KULTURA: Il coraggio di ricordare, intervista a Slobodan Snajder

traduzione di Daniela Ferrara

Hegel ha scritto: ‘Nella storia dell’umanità le pagine della felicità sono vuote‘. “Ma le nostre pagine rigurgitano di scrittura, anche troppo. Ecco perché è necessario il coraggio per leggerle” – dice Slobodan Snajder, romanziere e scrittore di teatro di origine croata, nella sua intervista al giornale Blic, in occasione dell’incontro del 10 febbraio scorso presso il Goethe Institute di Belgrado. Tema dell’incontro: “ Il coraggio di ricordare.
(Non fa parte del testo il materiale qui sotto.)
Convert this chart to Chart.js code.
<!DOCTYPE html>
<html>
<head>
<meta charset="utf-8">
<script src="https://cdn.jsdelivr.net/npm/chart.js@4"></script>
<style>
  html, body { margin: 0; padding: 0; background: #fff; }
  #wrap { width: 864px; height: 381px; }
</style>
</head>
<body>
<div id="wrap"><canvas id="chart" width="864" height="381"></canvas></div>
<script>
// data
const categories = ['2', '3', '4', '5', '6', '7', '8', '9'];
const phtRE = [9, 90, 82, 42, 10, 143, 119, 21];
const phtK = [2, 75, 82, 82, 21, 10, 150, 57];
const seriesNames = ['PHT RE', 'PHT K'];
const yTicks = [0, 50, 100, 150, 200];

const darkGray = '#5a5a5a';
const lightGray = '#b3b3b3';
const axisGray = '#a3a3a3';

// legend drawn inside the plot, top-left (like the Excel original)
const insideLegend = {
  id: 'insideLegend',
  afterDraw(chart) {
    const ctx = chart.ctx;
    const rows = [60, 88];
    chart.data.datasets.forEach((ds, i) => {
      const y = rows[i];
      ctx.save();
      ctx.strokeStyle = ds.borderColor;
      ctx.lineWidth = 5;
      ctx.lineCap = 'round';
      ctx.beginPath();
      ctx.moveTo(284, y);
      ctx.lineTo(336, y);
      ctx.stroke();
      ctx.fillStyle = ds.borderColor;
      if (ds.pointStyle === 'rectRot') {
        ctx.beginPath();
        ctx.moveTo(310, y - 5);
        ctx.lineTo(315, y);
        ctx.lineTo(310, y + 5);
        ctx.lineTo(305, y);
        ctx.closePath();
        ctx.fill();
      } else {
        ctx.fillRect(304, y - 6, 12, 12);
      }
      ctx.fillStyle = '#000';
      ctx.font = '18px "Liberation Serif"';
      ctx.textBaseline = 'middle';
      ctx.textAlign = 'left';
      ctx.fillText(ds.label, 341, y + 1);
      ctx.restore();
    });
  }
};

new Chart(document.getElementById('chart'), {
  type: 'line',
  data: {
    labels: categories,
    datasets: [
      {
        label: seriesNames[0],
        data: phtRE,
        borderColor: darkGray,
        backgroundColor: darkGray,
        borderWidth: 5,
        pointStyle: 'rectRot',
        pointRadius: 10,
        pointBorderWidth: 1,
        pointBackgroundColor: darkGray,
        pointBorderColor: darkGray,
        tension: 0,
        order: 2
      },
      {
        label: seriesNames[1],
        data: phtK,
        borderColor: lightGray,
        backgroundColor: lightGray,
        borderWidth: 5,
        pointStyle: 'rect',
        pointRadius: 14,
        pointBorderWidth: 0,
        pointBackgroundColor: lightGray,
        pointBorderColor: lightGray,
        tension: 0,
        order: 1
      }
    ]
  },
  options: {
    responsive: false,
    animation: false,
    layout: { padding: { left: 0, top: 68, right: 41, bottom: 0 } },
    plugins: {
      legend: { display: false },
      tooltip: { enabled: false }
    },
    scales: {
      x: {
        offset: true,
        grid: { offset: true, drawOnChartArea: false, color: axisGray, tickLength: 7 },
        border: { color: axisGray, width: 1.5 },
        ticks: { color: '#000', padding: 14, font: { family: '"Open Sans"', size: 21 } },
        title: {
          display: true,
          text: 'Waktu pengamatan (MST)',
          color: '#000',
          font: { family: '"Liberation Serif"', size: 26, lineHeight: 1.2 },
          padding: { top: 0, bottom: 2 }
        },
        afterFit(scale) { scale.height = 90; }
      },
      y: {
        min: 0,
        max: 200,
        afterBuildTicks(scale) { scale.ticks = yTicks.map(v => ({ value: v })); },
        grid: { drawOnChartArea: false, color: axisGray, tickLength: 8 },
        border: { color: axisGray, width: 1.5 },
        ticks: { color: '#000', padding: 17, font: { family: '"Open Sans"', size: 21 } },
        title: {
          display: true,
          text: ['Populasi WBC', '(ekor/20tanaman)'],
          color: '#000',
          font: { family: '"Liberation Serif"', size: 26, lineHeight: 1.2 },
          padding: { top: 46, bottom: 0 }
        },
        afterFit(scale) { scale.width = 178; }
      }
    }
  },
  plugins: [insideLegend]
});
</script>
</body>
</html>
La cultura del ricordo nel territorio del dopo-Jugoslavia”.

L’incontro è stato avviato dai tedeschi, ovvero dal Goethe-Institut?
L’incontro si è svolto nel contesto di un’idea molto bella avviata dai tedeschi del Goethe-Institut di Atene. Gli articoli sono stati scritti su loro iniziativa e pubblicati in una rivista tedesca influente dal titolo ‘Die Horen’. I testi sono stati tradotti nelle lingue di tutti i partecipanti.
E’ giusto sapere, comunque, che il contesto era più ampio rispetto al territorio dell’ex-YU e comprendeva, per esempio, anche Cipro e la Grecia.
Se avessimo solo saputo in tempo dei problemi che Cipro aveva negli anni ’70! Le similitudini sono sconvolgenti! Era chiaro già allora che cosa succede quando una società si divide in base al principio etnico.
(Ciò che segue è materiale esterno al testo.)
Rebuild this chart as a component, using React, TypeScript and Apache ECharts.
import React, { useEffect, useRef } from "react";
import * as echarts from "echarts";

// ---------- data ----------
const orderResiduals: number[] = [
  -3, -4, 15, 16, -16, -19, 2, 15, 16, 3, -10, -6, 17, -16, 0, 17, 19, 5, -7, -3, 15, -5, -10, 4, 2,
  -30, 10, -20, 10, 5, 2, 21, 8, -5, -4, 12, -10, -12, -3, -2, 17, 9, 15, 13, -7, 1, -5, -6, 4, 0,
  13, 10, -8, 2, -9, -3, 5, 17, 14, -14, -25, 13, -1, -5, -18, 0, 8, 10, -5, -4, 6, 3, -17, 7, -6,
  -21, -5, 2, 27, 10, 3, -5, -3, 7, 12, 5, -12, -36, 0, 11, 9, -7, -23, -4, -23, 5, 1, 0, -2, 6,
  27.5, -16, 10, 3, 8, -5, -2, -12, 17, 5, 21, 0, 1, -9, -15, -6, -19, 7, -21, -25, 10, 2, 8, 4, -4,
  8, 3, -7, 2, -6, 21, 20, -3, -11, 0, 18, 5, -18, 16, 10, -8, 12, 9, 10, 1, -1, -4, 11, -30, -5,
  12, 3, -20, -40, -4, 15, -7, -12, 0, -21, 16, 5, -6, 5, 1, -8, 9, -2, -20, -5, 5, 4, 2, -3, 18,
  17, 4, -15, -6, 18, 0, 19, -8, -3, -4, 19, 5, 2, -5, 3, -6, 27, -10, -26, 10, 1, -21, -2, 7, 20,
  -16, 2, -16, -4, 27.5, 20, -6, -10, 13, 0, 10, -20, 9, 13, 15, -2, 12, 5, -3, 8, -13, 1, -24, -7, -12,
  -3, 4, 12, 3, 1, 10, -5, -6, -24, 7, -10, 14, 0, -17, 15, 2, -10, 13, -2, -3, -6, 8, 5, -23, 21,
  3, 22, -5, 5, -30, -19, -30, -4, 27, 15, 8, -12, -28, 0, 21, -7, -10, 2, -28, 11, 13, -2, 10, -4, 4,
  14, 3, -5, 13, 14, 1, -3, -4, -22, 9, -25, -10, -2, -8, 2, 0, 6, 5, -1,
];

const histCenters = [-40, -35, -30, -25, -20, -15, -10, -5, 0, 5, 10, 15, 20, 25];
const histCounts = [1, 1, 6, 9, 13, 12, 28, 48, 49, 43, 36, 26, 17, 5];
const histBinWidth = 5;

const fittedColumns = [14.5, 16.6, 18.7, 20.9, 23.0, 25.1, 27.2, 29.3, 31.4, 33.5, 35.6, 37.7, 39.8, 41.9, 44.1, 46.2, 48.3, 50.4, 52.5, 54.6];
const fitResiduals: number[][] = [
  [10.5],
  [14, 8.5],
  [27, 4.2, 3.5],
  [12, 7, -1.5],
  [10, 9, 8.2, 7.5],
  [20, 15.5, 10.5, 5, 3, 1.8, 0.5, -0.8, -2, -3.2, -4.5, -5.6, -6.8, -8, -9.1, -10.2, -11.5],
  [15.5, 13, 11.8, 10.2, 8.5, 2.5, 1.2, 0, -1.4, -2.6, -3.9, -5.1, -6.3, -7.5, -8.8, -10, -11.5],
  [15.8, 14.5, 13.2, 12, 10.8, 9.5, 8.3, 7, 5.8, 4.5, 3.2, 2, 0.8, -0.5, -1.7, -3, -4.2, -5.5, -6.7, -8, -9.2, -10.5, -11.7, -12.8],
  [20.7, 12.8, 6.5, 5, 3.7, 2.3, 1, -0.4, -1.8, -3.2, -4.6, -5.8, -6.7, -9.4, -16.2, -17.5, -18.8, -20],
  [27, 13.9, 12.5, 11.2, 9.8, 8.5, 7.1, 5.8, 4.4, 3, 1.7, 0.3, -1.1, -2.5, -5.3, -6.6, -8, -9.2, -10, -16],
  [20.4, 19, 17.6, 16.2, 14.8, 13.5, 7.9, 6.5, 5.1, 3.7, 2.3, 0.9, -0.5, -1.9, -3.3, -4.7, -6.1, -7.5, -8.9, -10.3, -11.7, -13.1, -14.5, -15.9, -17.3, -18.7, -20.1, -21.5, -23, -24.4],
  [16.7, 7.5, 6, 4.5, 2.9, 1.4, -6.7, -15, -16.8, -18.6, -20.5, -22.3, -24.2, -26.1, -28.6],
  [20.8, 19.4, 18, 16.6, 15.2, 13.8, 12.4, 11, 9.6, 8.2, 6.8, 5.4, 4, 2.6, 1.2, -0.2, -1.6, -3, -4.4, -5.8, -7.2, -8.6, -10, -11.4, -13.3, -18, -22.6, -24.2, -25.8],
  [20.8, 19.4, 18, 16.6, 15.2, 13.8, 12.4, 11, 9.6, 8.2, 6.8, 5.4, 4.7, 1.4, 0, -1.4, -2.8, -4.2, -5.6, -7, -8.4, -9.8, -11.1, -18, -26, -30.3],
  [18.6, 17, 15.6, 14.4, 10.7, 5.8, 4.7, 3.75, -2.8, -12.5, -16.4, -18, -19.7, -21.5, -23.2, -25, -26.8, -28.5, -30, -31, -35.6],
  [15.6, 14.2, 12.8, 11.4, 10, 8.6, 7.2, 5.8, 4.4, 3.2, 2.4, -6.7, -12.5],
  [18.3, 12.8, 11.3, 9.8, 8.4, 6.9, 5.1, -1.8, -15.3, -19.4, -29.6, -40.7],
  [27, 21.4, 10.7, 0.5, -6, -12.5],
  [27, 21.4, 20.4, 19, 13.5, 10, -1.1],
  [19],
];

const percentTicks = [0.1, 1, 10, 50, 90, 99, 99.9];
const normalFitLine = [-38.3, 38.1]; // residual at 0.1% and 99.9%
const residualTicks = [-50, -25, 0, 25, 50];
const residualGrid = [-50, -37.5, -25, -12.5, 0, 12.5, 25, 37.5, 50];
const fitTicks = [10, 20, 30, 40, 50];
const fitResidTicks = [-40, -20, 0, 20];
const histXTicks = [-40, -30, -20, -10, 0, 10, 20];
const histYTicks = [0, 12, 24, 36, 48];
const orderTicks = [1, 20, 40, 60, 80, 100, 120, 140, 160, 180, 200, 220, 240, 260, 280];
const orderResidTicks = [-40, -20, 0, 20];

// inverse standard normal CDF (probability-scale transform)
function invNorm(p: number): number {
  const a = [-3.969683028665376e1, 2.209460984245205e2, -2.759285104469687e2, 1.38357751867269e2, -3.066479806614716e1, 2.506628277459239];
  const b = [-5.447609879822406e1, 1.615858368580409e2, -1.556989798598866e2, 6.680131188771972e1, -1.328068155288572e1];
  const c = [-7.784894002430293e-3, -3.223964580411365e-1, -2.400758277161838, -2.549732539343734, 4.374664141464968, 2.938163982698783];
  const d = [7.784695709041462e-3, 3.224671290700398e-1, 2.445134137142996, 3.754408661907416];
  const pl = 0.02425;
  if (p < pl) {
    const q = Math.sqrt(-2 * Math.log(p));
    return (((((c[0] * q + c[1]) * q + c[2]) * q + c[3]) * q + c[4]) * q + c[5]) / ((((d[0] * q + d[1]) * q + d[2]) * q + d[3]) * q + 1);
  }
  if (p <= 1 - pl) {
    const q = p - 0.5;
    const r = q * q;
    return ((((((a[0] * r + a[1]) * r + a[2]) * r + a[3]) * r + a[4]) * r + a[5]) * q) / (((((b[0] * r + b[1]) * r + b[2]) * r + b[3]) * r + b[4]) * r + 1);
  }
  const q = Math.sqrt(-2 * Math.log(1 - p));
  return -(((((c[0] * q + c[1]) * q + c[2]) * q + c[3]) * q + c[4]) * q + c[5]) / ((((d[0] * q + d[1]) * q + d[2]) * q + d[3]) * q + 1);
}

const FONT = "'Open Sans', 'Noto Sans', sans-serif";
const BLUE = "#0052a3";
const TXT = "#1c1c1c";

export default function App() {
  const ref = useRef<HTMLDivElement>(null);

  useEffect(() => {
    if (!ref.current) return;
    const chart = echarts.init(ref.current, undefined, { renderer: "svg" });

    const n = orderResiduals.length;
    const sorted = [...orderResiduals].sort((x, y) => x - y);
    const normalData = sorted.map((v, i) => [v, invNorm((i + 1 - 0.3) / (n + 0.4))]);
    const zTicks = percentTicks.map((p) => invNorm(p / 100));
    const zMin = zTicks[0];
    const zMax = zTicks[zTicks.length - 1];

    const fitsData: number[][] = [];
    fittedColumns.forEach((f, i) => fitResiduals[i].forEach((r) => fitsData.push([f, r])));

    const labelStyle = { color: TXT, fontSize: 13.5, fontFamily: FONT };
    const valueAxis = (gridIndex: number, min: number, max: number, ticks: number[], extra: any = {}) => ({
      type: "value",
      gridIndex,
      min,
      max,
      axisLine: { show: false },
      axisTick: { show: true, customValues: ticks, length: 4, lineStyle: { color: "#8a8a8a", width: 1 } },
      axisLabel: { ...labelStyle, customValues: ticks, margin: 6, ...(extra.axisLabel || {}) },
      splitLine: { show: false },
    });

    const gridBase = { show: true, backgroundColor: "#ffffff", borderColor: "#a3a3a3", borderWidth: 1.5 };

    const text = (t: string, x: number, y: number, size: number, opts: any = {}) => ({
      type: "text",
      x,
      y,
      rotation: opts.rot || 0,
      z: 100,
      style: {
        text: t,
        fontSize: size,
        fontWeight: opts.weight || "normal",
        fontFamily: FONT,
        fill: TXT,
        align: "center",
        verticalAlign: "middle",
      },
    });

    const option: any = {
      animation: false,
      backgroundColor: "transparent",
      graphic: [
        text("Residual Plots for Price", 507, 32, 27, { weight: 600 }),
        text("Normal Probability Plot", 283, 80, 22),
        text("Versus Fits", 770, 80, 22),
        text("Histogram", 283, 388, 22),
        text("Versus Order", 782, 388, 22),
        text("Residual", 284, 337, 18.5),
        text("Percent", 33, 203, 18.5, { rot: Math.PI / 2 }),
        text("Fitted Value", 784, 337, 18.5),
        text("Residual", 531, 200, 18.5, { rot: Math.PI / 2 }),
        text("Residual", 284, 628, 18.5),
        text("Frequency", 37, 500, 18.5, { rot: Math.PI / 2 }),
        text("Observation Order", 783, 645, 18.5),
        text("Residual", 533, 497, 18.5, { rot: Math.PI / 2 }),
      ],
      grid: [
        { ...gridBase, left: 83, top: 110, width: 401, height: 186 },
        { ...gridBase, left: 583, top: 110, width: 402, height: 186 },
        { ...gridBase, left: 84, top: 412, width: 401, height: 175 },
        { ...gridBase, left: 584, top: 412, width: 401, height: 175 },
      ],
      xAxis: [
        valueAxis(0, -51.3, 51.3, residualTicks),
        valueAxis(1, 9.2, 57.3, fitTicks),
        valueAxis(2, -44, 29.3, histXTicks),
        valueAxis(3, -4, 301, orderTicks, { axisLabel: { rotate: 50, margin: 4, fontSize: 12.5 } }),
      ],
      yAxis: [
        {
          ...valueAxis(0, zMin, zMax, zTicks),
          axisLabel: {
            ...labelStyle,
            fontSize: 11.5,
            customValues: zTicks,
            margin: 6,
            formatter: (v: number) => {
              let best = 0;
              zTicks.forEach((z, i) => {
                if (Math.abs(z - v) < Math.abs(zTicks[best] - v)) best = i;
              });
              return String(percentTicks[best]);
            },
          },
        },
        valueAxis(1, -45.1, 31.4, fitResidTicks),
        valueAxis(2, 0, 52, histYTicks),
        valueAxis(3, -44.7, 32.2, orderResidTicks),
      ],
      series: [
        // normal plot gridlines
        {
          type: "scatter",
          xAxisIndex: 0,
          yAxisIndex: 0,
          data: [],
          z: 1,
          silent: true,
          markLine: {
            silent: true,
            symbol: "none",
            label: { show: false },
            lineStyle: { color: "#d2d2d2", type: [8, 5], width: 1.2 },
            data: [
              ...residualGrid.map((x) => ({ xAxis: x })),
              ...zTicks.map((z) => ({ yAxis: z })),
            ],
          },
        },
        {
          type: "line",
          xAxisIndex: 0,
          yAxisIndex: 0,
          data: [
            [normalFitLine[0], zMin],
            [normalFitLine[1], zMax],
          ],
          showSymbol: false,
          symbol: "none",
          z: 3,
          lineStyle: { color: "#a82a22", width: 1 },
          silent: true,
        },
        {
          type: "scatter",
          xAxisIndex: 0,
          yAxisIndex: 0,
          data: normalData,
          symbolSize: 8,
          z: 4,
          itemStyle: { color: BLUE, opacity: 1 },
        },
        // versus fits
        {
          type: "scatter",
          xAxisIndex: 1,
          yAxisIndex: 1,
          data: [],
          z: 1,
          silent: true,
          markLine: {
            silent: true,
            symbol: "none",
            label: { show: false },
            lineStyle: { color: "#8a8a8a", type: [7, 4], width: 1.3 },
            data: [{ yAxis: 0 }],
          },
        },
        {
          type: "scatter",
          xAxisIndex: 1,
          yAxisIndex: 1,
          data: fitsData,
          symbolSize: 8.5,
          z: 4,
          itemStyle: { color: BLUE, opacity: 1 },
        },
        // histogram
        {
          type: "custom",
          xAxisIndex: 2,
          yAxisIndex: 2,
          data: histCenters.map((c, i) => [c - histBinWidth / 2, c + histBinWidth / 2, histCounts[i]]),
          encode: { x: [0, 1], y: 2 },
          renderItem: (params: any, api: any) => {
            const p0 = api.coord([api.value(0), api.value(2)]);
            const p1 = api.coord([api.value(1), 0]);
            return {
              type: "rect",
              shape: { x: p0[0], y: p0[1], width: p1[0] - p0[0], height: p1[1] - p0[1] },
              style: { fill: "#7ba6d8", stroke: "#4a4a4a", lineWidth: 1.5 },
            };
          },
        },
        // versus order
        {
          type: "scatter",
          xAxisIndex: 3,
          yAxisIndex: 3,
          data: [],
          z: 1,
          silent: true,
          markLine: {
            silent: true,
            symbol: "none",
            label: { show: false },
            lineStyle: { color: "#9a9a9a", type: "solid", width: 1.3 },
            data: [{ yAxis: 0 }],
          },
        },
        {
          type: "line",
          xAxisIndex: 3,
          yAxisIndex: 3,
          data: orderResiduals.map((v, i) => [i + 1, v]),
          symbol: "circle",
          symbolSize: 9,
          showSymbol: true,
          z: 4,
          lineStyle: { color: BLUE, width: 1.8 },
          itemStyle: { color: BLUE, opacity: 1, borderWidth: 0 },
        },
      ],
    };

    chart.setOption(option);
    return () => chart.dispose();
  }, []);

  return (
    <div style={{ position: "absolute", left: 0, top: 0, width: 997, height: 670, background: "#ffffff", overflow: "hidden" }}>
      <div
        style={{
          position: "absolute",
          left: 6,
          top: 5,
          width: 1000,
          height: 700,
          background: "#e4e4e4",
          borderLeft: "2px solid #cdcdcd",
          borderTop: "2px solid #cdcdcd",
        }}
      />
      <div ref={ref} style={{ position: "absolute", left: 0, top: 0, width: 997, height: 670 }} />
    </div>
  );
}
Che significato ha, in generale, questo tipo di incontri tra scrittori e artisti?
Gli scrittori pensano che tutti gli altri scrittori siano noiosi. Sono tutti noiosi tranne chi lo pensa, appunto. Così, quando un Ente raccoglie tutti allo stesso tavolo, senza risse, quello è davvero un buon risultato.

La prima, recente, dello spettacolo ‘Gospoda Glembajevi’ al teatro ‘Atelje 212’ ha raccolto persone di cultura provenienti da una parte della ex Jugoslavia?
Devo dire che l’effetto marketing ha quasi consumato l’evento. Si è avvertita la mancanza di Mira Trailovic che sapeva agire bene e con classe in questo campo. Ma ‘Glembajevi’ al teatro ‘Atelje 212’ è un risultato sorprendente. Si tratta di una sorta di esibizione come quelle fortemente finanziate dai teatri tedeschi, evidente nell’accostamento agli scrittori classici di quel Paese. Naturalmente, la messa in scena è preminente. Il fatto che un teatro serbo (e la Serbia è lungimirante in fatto di attori e attrici) abbia ingaggiato ‘stranieri’ per entrambi i ruoli principali maschili la dice lunga.

E cosa ci può dire del rapporto tra arte e politici, o del ruolo degli artisti?
“Gli artisti non sono importanti, oggigiorno, e alcuni di essi stanno affrontando molto male questo dato di fatto. I cosiddetti comunisti temevano fortemente gli artisti, ma il teatro era importante. Oggi non lo è. Che altro dire, se non lottare per il livello di metodo? Tutto quello che facciamo lo facciamo “COME SE”…..Come vede la posizione della cultura nel territorio ex Jugoslavia?“Il coordinamento nazionale ha assunto definitivamente la posizione di partito principale e, come ogni altro partito, vuole anche essere uno e solo. Tuttavia, questo non può esistere in democrazia, almeno non come il Coordinamento vorrebbe che fosse.

Quale testo ha scelto di leggere nel corso dell’incontro al Goethe-Institut?
Ho letto un estratto dal romanzo che ho scritto su una storia della mia famiglia in quanto membri di etnia tedesca.

Quali progressi culturali sono stati fatti in relazione alla ex Jugoslavia degli anni ’70 e ’80?
“Siamo tornati indietro da ogni punto di vista. Il problema non è con la democrazia, ma con ciò che ne abbiamo fatto di essa. Le democrazie sono molto provate oggigiorno, ma al momento non c’è niente di meglio di quello che abbiamo”.